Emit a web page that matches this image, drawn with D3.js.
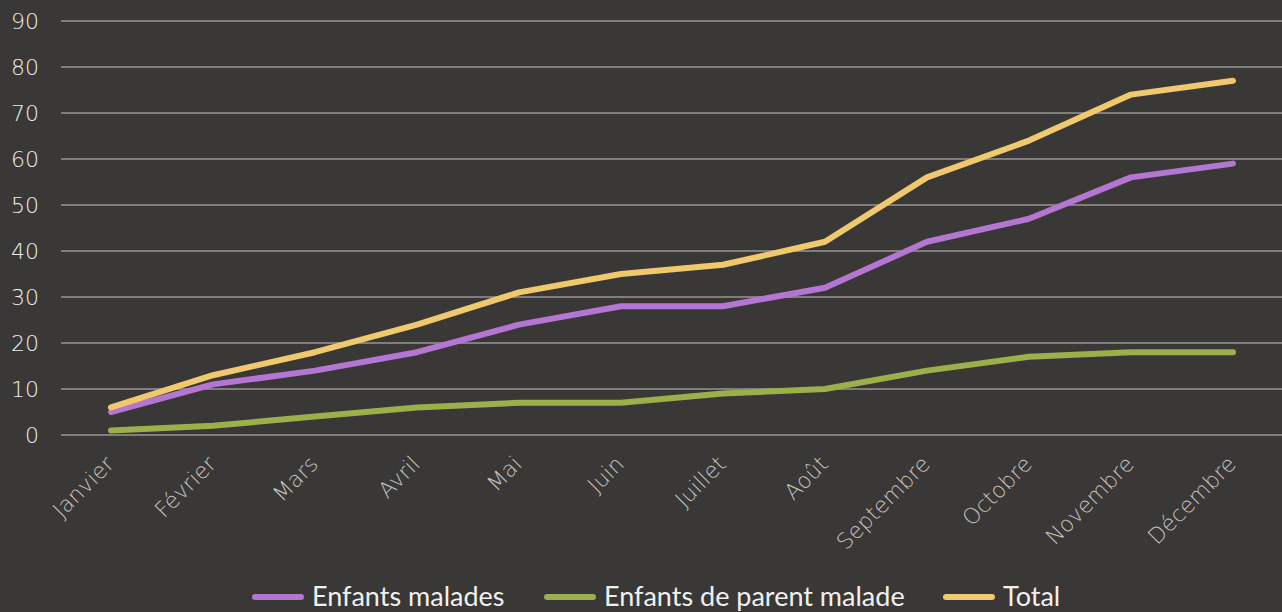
<!DOCTYPE html>
<html>
<head>
<meta charset="utf-8">
<script src="https://cdn.jsdelivr.net/npm/d3@7"></script>
<style>
    body { margin: 0; background: #393836; }
    svg { display: block; }
</style>
</head>
<body>
<div id="container"></div>
<script>
// chart data
var months = ['Janvier', 'Février', 'Mars', 'Avril', 'Mai', 'Juin', 'Juillet', 'Août', 'Septembre', 'Octobre', 'Novembre', 'Décembre']
var enfantsMalades = [5, 11, 14, 18, 24, 28, 28, 32, 42, 47, 56, 59]
var enfantsParent = [1, 2, 4, 6, 7, 7, 9, 10, 14, 17, 18, 18]
var total = [6, 13, 18, 24, 31, 35, 37, 42, 56, 64, 74, 77]
var seriesNames = ['Enfants malades', 'Enfants de parent malade', 'Total']
var yTicks = [0, 10, 20, 30, 40, 50, 60, 70, 80, 90]

var colors = ['#b476d2', '#9bb04b', '#f0c86e']

var width = 1282,
    height = 612

var thinFont = '"DejaVu Sans ExtraLight", "DejaVu Sans", sans-serif'

var svg = d3
    .select('#container')
    .append('svg')
    .attr('width', width)
    .attr('height', height)
    .style('background', '#393836')

var x = d3.scalePoint().domain(months).range([111, 1233])
var y = d3.scaleLinear().domain([0, 90]).range([435, 21])

// gridlines
svg
    .append('g')
    .selectAll('line')
    .data(yTicks)
    .enter()
    .append('line')
    .attr('x1', 61)
    .attr('x2', width)
    .attr('y1', function(d) { return y(d) })
    .attr('y2', function(d) { return y(d) })
    .style('stroke', '#7f7e7c')
    .style('stroke-width', 2)

// y labels
svg
    .append('g')
    .selectAll('text')
    .data(yTicks)
    .enter()
    .append('text')
    .attr('x', 39)
    .attr('y', function(d) { return y(d) })
    .attr('dy', '.35em')
    .attr('text-anchor', 'end')
    .style('font-family', thinFont)
    .style('font-weight', 200)
    .style('font-size', '22px')
    .style('fill', '#ececec')
    .text(function(d) { return d })

// x labels, rotated
svg
    .append('g')
    .selectAll('text')
    .data(months)
    .enter()
    .append('text')
    .attr('text-anchor', 'end')
    .attr('transform', function(d) {
        return 'translate(' + (x(d) - 1) + ',460) rotate(-45)'
    })
    .attr('dy', '.35em')
    .style('font-family', thinFont)
    .style('font-weight', 200)
    .style('font-size', '22px')
    .style('fill', '#c4c3c1')
    .text(function(d) { return d })

// lines
var allSeries = [enfantsMalades, enfantsParent, total]
var line = d3
    .line()
    .x(function(d, i) { return x(months[i]) })
    .y(function(d) { return y(d) })

svg
    .append('g')
    .selectAll('path')
    .data(allSeries)
    .enter()
    .append('path')
    .attr('d', line)
    .style('fill', 'none')
    .style('stroke', function(d, i) { return colors[i] })
    .style('stroke-width', 6)
    .style('stroke-linecap', 'round')
    .style('stroke-linejoin', 'round')

// legend
var legendX = [255, 547, 946]
var legend = svg
    .append('g')
    .selectAll('g')
    .data(seriesNames)
    .enter()
    .append('g')
    .attr('transform', function(d, i) { return 'translate(' + legendX[i] + ',597)' })

legend
    .append('line')
    .attr('x1', 0)
    .attr('x2', 46)
    .style('stroke', function(d, i) { return colors[i] })
    .style('stroke-width', 6)
    .style('stroke-linecap', 'round')

legend
    .append('text')
    .attr('x', 57)
    .attr('dy', '.35em')
    .style('font-family', '"Liberation Sans Narrow", Lato, sans-serif')
    .style('font-size', '27px')
    .style('fill', '#f0f0f0')
    .text(function(d) { return d })
</script>
</body>
</html>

# # # #

* _Exercise requirements_
Retype everything in the material word for word, minus pictures.

* _Expected answer_
Emit a web page that matches this image, drawn with D3.js.
<!DOCTYPE html>
<html>
<head>
<meta charset="utf-8">
<script src="https://cdn.jsdelivr.net/npm/d3@7"></script>
<style>
    body { margin: 0; background: #393836; }
    svg { display: block; }
</style>
</head>
<body>
<div id="container"></div>
<script>
// chart data
var months = ['Janvier', 'Février', 'Mars', 'Avril', 'Mai', 'Juin', 'Juillet', 'Août', 'Septembre', 'Octobre', 'Novembre', 'Décembre']
var enfantsMalades = [5, 11, 14, 18, 24, 28, 28, 32, 42, 47, 56, 59]
var enfantsParent = [1, 2, 4, 6, 7, 7, 9, 10, 14, 17, 18, 18]
var total = [6, 13, 18, 24, 31, 35, 37, 42, 56, 64, 74, 77]
var seriesNames = ['Enfants malades', 'Enfants de parent malade', 'Total']
var yTicks = [0, 10, 20, 30, 40, 50, 60, 70, 80, 90]

var colors = ['#b476d2', '#9bb04b', '#f0c86e']

var width = 1282,
    height = 612

var thinFont = '"DejaVu Sans ExtraLight", "DejaVu Sans", sans-serif'

var svg = d3
    .select('#container')
    .append('svg')
    .attr('width', width)
    .attr('height', height)
    .style('background', '#393836')

var x = d3.scalePoint().domain(months).range([111, 1233])
var y = d3.scaleLinear().domain([0, 90]).range([435, 21])

// gridlines
svg
    .append('g')
    .selectAll('line')
    .data(yTicks)
    .enter()
    .append('line')
    .attr('x1', 61)
    .attr('x2', width)
    .attr('y1', function(d) { return y(d) })
    .attr('y2', function(d) { return y(d) })
    .style('stroke', '#7f7e7c')
    .style('stroke-width', 2)

// y labels
svg
    .append('g')
    .selectAll('text')
    .data(yTicks)
    .enter()
    .append('text')
    .attr('x', 39)
    .attr('y', function(d) { return y(d) })
    .attr('dy', '.35em')
    .attr('text-anchor', 'end')
    .style('font-family', thinFont)
    .style('font-weight', 200)
    .style('font-size', '22px')
    .style('fill', '#ececec')
    .text(function(d) { return d })

// x labels, rotated
svg
    .append('g')
    .selectAll('text')
    .data(months)
    .enter()
    .append('text')
    .attr('text-anchor', 'end')
    .attr('transform', function(d) {
        return 'translate(' + (x(d) - 1) + ',460) rotate(-45)'
    })
    .attr('dy', '.35em')
    .style('font-family', thinFont)
    .style('font-weight', 200)
    .style('font-size', '22px')
    .style('fill', '#c4c3c1')
    .text(function(d) { return d })

// lines
var allSeries = [enfantsMalades, enfantsParent, total]
var line = d3
    .line()
    .x(function(d, i) { return x(months[i]) })
    .y(function(d) { return y(d) })

svg
    .append('g')
    .selectAll('path')
    .data(allSeries)
    .enter()
    .append('path')
    .attr('d', line)
    .style('fill', 'none')
    .style('stroke', function(d, i) { return colors[i] })
    .style('stroke-width', 6)
    .style('stroke-linecap', 'round')
    .style('stroke-linejoin', 'round')

// legend
var legendX = [255, 547, 946]
var legend = svg
    .append('g')
    .selectAll('g')
    .data(seriesNames)
    .enter()
    .append('g')
    .attr('transform', function(d, i) { return 'translate(' + legendX[i] + ',597)' })

legend
    .append('line')
    .attr('x1', 0)
    .attr('x2', 46)
    .style('stroke', function(d, i) { return colors[i] })
    .style('stroke-width', 6)
    .style('stroke-linecap', 'round')

legend
    .append('text')
    .attr('x', 57)
    .attr('dy', '.35em')
    .style('font-family', '"Liberation Sans Narrow", Lato, sans-serif')
    .style('font-size', '27px')
    .style('fill', '#f0f0f0')
    .text(function(d) { return d })
</script>
</body>
</html>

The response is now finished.